I think that was very classy considering. I would say that that happens to me more often than not, but I have never had the satisfaction of catching a GC in the act. I want to believe that is what I would have done as well. But I have a tendency to get very angry very fast when it comes that crap. I vote that you handled that situation with dignity and class.:thumbup:


----------



## dayexco (Mar 4, 2006)

i hope i didn't blow it....there's only 2 kinds of work out here right now....none, and none.


----------



## greg24k (May 19, 2007)

dayexco said:


> faxed proposal for a manhole replacement job to a contractor i thought i had a good working relationship with last saturday afternoon. (i'd be a sub, came under a paving contract...lion's share of the job was resurfacing)...thought i'd stop in this morning, see if he had any questions. his receptionist told me to go on into his office. i saw a new young competitor's of mine pickup in the parking lot. i walk in the office, they saw me, and they got a real funny look on their face. competitor had his laptop there, excel spreadsheet on the screen, and my proposal was sitting right along side of it. i'm not the brightest light bulb, but was apparent what was going on. i walked over, grabbed my proposal, wrote VOID on it, my signature, time and date...they were so befuddled, they didn't say a thing...i walked out and left...maybe i shot myself in the foot, who knows.


Maybe you over reacted a little by doing that...you don't know if the guy came in better then you or what...maybe GC likes you and your work better and knows you reliable and he would stick with you, even if the guys numbers were better. Not a good thing to burn bridges behind you. But whats done is done...give a few days and see if you hear back from him...if not you did what you had to do...and if you want, give the guy a call, tell him you had a bad day and sorry for what happened. Tell him you be interested doing work for him in the future if the other guy got the job and things don't work out. This way its the right thing to do on your part and the guy will respect that and who knows what will happen after that.

Good luck :thumbsup:


----------



## dayexco (Mar 4, 2006)

i don't think i explained myself very well there....my competitor was VIEWING my proposal.....before the bid letting this afternoon. he can look at it all he wants after the fact...i have zero problems with that...i'm of the opinion the GC was allowing him to "adjust" his numbers to come in lower than mine. i feel the GC was doing worse than price shopping.


----------



## pce (Apr 12, 2009)

:clap:I am happy you did what you did ! Stop in his office tomorrow unanouched to catch him off guard, have him explain himself and if you can do that back to him. Give him one last chance, does it again tell everyone in your area as to what he is doing. Did that to someone in my area now he can't get a bid from anyone. Dan


----------



## nlgutters (Dec 18, 2007)

dayexco said:


> i don't think i explained myself very well there....my competitor was VIEWING my proposal.....before the bid letting this afternoon. he can look at it all he wants after the fact...i have zero problems with that...i'm of the opinion the GC was allowing him to "adjust" his numbers to come in lower than mine. i feel the GC was doing worse than price shopping.

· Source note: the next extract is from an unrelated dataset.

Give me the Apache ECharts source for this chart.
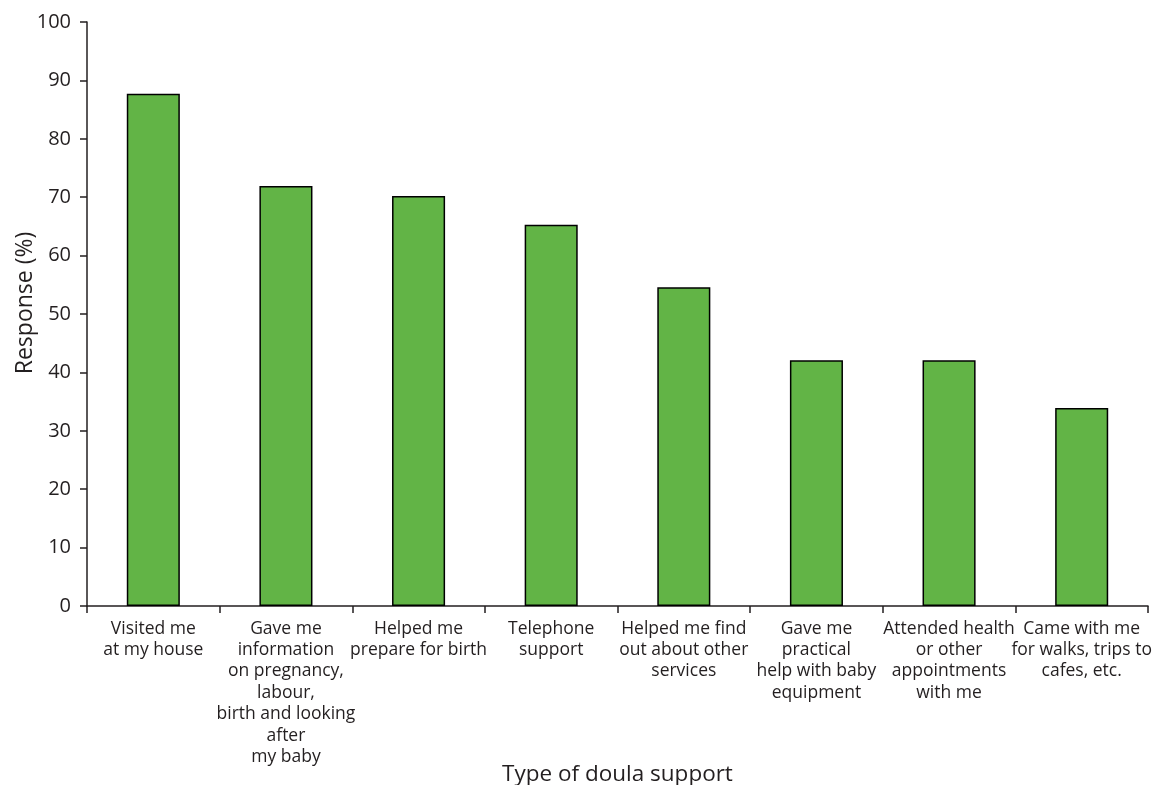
<!DOCTYPE html>
<html>
<head>
<meta charset="utf-8">
<script src="https://cdn.jsdelivr.net/npm/echarts@6/dist/echarts.min.js"></script>
<style>html,body{margin:0;padding:0;background:#fff;}#c{width:1170px;height:785px;}</style>
</head>
<body>
<div id="c"></div>
<script>
const categories = [
  "Visited me\nat my house",
  "Gave me\ninformation\non pregnancy,\nlabour,\nbirth and looking\nafter\nmy baby",
  "Helped me\nprepare for birth",
  "Telephone\nsupport",
  "Helped me find\nout about other\nservices",
  "Gave me\npractical\nhelp with baby\nequipment",
  "Attended health\nor other\nappointments\nwith me",
  "Came with me\nfor walks, trips to\ncafes, etc."
];
const responses = [87.7, 71.9, 70.2, 65.3, 54.6, 42.1, 42.1, 33.9];
const yTicks = [0, 100, 10];

const chart = echarts.init(document.getElementById('c'), null, {renderer: 'canvas'});
const font = '"Open Sans", "Noto Sans", sans-serif';
chart.setOption({
  animation: false,
  backgroundColor: '#ffffff',
  grid: {left: 87, right: 22, top: 22, bottom: 179, containLabel: false, outerBoundsMode: 'none'},
  xAxis: {
    type: 'category',
    data: categories,
    name: 'Type of doula support',
    nameLocation: 'middle',
    nameGap: 157,
    nameMoveOverlap: false,
    nameTextStyle: {fontFamily: font, fontSize: 22.5, color: '#231f20'},
    axisLine: {lineStyle: {color: '#231f20', width: 1.5}},
    axisTick: {show: true, length: 7, alignWithLabel: false, lineStyle: {color: '#231f20', width: 1.5}},
    axisLabel: {interval: 0, fontFamily: font, fontSize: 17.5, color: '#231f20', lineHeight: 21.4, margin: 12, align: 'center'},
    splitLine: {show: false}
  },
  yAxis: {
    type: 'value',
    min: yTicks[0], max: yTicks[1], interval: yTicks[2],
    name: 'Response (%)',
    nameLocation: 'middle',
    nameGap: 50,
    nameRotate: 90,
    nameMoveOverlap: false,
    nameTextStyle: {fontFamily: font, fontSize: 23, color: '#231f20', padding: [0, 0, 0, 22]},
    axisLine: {show: true, lineStyle: {color: '#231f20', width: 1.5}},
    axisTick: {show: true, length: 7, lineStyle: {color: '#231f20', width: 1.5}},
    axisLabel: {fontFamily: font, fontSize: 20, color: '#231f20', margin: 16},
    splitLine: {show: false}
  },
  series: [{
    type: 'bar',
    data: responses,
    barWidth: '40%',
    itemStyle: {color: '#62b446', borderColor: '#000000', borderWidth: 1.5}
  }]
});
</script>
</body>
</html>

Seems a little odd the receptionist would just send you in his office when he has another person in their. Especially if he was bidding on the same job.


----------



## dayexco (Mar 4, 2006)

nlgutters said:


> Seems a little odd the receptionist would just send you in his office when he has another person in their. Especially if he was bidding on the same job.


i thought the same thing, be interesting to hear the convo the GC might have had w/her after everybody left?


----------



## fireguy (Oct 29, 2006)

nlgutters said:


> Seems a little odd the receptionist would just send you in his office when he has another person in their. Especially if he was bidding on the same job.


 
I'll bet the receptionist knew what was happening in the office and thought is was crooked. 

You have a friend in the office and did not know it. A small flower arrrangement would be in order.


----------



## rino1494 (Jan 31, 2006)

You should have wiped your ass with it before leaving.


----------



## greg24k (May 19, 2007)

If this is up for bidding...you might have a legal case there. It is against the law to reveal competitor's bids, at least here it is. Check if its worth your while to take this further.

Good luck


----------



## boman47k (Oct 13, 2006)

I thought of a possible legal issue too. But, good luck documenting or getting proof.


----------



## Upchuck (Apr 7, 2009)

Nothing good could've been going on if the GC was letting the competitor look at your bid before the bid opening.


----------



## nlgutters (Dec 18, 2007)

dayexco said:


> i thought the same thing, be interesting to hear the convo the GC might have had w/her after everybody left?



MAYBE IT WASN'T WHAT YOU THOUGHT? i DOUBT IT BUT WHY WOULD HE HAVE TOO COME IN AND LOOK AT IT? YOU WOULD THINK THE GC WOULD JUST SAY KEEP IT UNDER 25K AND ITS YOURS LIKE THEY USUALLY DO?


----------



## J F (Dec 3, 2005)

Hindsight's 20/20, but ya shoulda said (in an outta breath/flustered voice)...

_"Thank god you didn't use my bid, some of my numbers didn't make it into the total, I woulda lost my a$$ !!."_

Then grab your proposal and run out mumbling about how you'll get it back to him after you fix your #'s :laughing:


----------



## tgeb (Feb 9, 2006)

I don't think I would have left my paperwork behind for them to continue to copy information off of.

I might have asked him if he had gotten everything he needed before I turned it into confetti.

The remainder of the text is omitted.